The required reading includes Eric Schlosser’s “Fast Food Nation,” a recent best-seller about fast-food industry, and Betty Fussell’s “The Story of Corn,” which attempts to tell the whole story of the staple crop, from Central and South American myths to society’s current dependence on corn as a food and industrial material.

Other readings include “Sweetness and Power,” by Sidney Mintz, about the introduction of sugar into the European diet; “Dust Bowl,” by Donald Worster, which theorizes that the dust storms of the 1930s were a manmade ecological disaster; and “Fasting Girls,” by Joan Jacobs Brumberg, a history of anorexia nervosa.

Gilpin also is assigning some novel projects. At the beginning of the semester, she assigned students to write a food memoir, in the tradition of Marcel Proust’s trip down memory lane triggered by his fictional character’s famous nibbling of the madeleine, a small French cake shaped like a scallop shell, in “Remembrance of Things Past.”

Next, she asked them to keep a food diary (“They discovered they eat too much candy and not enough variety,” she reports). She had students take a survey of foods-I-have-eaten (“Everyone has tried bagels and all but one likes them”).

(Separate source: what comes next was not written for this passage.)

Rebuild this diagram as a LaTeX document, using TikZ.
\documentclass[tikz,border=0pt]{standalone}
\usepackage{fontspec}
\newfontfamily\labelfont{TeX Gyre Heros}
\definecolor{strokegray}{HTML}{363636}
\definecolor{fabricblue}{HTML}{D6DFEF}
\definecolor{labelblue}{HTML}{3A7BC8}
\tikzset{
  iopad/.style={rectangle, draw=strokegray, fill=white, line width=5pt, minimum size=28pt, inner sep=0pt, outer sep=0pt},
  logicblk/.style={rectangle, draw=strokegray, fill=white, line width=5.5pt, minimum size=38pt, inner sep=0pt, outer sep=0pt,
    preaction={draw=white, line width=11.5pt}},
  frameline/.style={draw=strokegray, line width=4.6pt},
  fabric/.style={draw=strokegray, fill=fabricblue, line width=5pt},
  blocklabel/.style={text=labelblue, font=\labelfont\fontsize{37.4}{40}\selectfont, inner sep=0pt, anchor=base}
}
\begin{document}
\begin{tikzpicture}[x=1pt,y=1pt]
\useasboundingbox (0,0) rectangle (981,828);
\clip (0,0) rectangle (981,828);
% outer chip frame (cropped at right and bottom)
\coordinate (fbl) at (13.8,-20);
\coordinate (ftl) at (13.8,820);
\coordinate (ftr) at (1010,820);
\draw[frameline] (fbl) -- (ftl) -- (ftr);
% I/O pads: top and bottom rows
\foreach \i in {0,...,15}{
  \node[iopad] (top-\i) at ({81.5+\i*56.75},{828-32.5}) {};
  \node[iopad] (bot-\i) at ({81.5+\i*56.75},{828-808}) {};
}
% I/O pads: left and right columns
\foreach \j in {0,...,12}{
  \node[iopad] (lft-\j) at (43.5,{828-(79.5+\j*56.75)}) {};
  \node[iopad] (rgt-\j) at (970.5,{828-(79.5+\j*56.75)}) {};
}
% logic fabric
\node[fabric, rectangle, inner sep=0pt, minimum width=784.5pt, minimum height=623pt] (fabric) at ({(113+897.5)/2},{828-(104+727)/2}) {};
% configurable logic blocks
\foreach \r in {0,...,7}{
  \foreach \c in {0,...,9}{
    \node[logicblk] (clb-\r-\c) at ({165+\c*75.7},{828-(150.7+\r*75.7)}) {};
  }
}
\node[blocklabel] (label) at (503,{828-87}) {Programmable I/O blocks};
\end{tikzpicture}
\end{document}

She wanted them to sample a cuisine they’ve never tried before at an ethnic restaurant in Chicago and “assume the mantle” of a food critic, writing up a review as homework.

Multifaceted field trip

In February, Gilpin took her students on a field trip to a farm in Glenview, the Chicago Board of Trade and Berghoff restaurant in the Loop. Fourteen students showed up at the Wagner Farm, an 18-acre former dairy farm now owned and operated by the Glenview Park District as a kind of museum.

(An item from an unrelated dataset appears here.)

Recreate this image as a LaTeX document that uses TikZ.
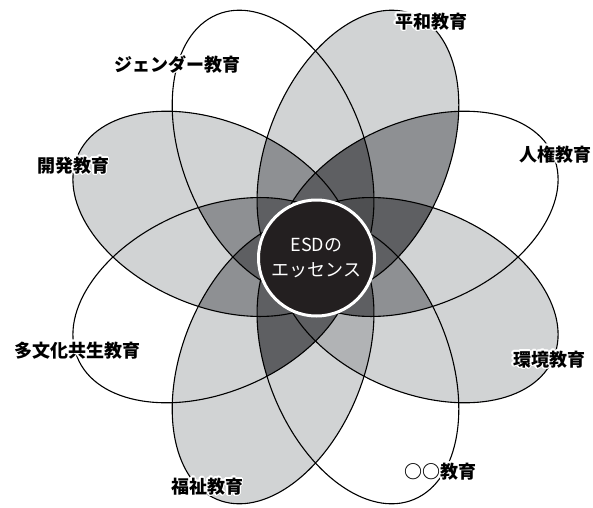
\documentclass[tikz,border=0pt]{standalone}
\usepackage{fontspec}
\newfontfamily\jp{Noto Sans CJK JP}
\usepackage[copies]{contour}
\contourlength{1.3pt}
\definecolor{lightg}{HTML}{D1D3D4}
\definecolor{lmid}{HTML}{B1B3B5}
\definecolor{midg}{HTML}{8E9093}
\definecolor{darkg}{HTML}{5E5F62}
\definecolor{dkr}{HTML}{4E4F51}
\definecolor{esdblack}{HTML}{231F20}
\newcommand\Clip[1]{\clip[petal=#1] (112.8,0) ellipse [x radius=149.5,y radius=92.2];}
\newcommand\Fill[2]{\fill[#2,petal=#1] (112.8,0) ellipse [x radius=149.5,y radius=92.2];}
\newcommand\Outline[1]{\draw[petal=#1] (112.8,0) ellipse [x radius=149.5,y radius=92.2];}
\newcommand\Pair[3]{\begin{scope}\Clip{#1}\Fill{#2}{#3}\end{scope}}
\newcommand\Triple[4]{\begin{scope}\Clip{#1}\Clip{#2}\Fill{#3}{#4}\end{scope}}
\newcommand\Quad[5]{\begin{scope}\Clip{#1}\Clip{#2}\Clip{#3}\Fill{#4}{#5}\end{scope}}
\begin{document}
\begin{tikzpicture}[x=1pt,y=1pt,
  petal/.style={shift={(315.5,250)},xscale=0.983,rotate=#1},
  line width=1.1pt,
  lbl/.style={font=\jp\bfseries\fontsize{18}{18}\selectfont, inner sep=0pt}]
\useasboundingbox (0,0) rectangle (593,507);
\fill[white] (0,0) rectangle (593,507);
% single gray petals
\Fill{67.5}{lightg}
\Fill{157.5}{lightg}
\Fill{247.5}{lightg}
\Fill{337.5}{lightg}
% pairs
\Pair{22.5}{67.5}{midg}
% triples
\Triple{337.5}{22.5}{67.5}{darkg}
\Triple{22.5}{67.5}{112.5}{darkg}
\Triple{67.5}{112.5}{157.5}{midg}
\Triple{112.5}{157.5}{202.5}{midg}
\Triple{157.5}{202.5}{247.5}{midg}
\Triple{202.5}{247.5}{292.5}{darkg}
\Triple{247.5}{292.5}{337.5}{lmid}
\Triple{292.5}{337.5}{22.5}{midg}
% quads
\Quad{292.5}{337.5}{22.5}{67.5}{darkg}
\Quad{337.5}{22.5}{67.5}{112.5}{dkr}
\Quad{22.5}{67.5}{112.5}{157.5}{darkg}
\Quad{67.5}{112.5}{157.5}{202.5}{darkg}
\Quad{112.5}{157.5}{202.5}{247.5}{darkg}
\Quad{157.5}{202.5}{247.5}{292.5}{darkg}
\Quad{202.5}{247.5}{292.5}{337.5}{darkg}
\Quad{247.5}{292.5}{337.5}{22.5}{darkg}
% outlines
\foreach \a in {22.5,67.5,112.5,157.5,202.5,247.5,292.5,337.5} {\Outline{\a}}
% centre
\node[circle, fill=esdblack, draw=white, line width=3pt, minimum size=116pt, inner sep=0pt,
  text=white, align=center, font=\jp\fontsize{18}{24.5}\selectfont] (esd) at (316.5,249) {ESDの\\エッセンス};
% labels
\node[lbl] (heiwa) at (431,485) {\contour{white}{平和教育}};
\node[lbl] (gender) at (177,442) {\contour{white}{ジェンダー教育}};
\node[lbl] (kaihatsu) at (73,341) {\contour{white}{開発教育}};
\node[lbl] (tabunka) at (77,156) {\contour{white}{多文化共生教育}};
\node[lbl] (jinken) at (555,352) {\contour{white}{人権教育}};
\node[lbl] (kankyo) at (549,147) {\contour{white}{環境教育}};
\node[lbl] (maru) at (440,35) {\contour{white}{○○教育}};
\node[lbl] (fukushi) at (207,20) {\contour{white}{福祉教育}};
\end{tikzpicture}
\end{document}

Standing in the wood-shingled barn, program coordinator Dee Hilbert explained to the students that field corn, grown to feed livestock, would have been shucked by hand on a small farm such as this one and then added to pig slop. But some of the corn might have fed the family, too, in the form of hominy or grits, after the kernels had soaked in caustic lye water to remove their tough skins.

She led the group into the middle of a field to inspect a whorl of bundled corn stalks. “The deer have gotten to this one,” Hilbert said, turning over a desiccated cob that had been picked clean, underscoring the urgency of harvesting crops at the right time.

The students, four of whom had never been to a farm before, listened attentively and stamped their feet to keep warm. Standing within earshot of the clucking and flapping from the chicken coop, Hilbert told the students that the farm once spanned 150 acres, a typical size for a 19th Century sustenance farm on the prairie.

“This is a beautiful picture of what Illinois looked like 100 years ago,” she said.

The next stop was the Chicago Board of Trade, the grain futures exchange. While standing at the corner of LaSalle Street and Jackson Boulevard, Gilpin told her students how the Board of Trade evolved from a private consortium of grain sellers in 1848 to the dizzying electronic marketplace it is today. She pointed to the statue of Ceres, the Roman goddess of agriculture, which is mounted at the crown of the building.

“It’s far away but you can see that she has a sheaf of wheat on one side and a sack of corn on the other,” Gilpin told her students, faces upturned. Inside the hulking tower, mesh-jacketed traders standing in pits moved grain, using just hand signals, from farms to the food producers of the world, resulting in as many as 400,000 contracts a day. The pits are where “grain becomes money,” Gilpin said.

On the way through the Art Deco lobby, Gilpin pointed out the how the architect had cleverly incorporated a wheat motif in the ironwork amid the black and cream marble.

“It’s all about merging the city with the land,” she said to the students.

The final destination was The Berghoff Restaurant. Gilpin chose the German restaurant, founded in 1898, because it is the only 19th Century restaurant left in Chicago. At the turn of the century, the restaurant served traditional German fare to the city’s office workers and, until 1969, featured an “all male” stand-up bar where in the early days men ate free sandwiches and drank nickel beer.

“Having social places to convene is part of what makes a city,” said Gilpin, who ordered wiener schnitzel and the restaurant’s famous creamed spinach. Lunch, as they say, is served.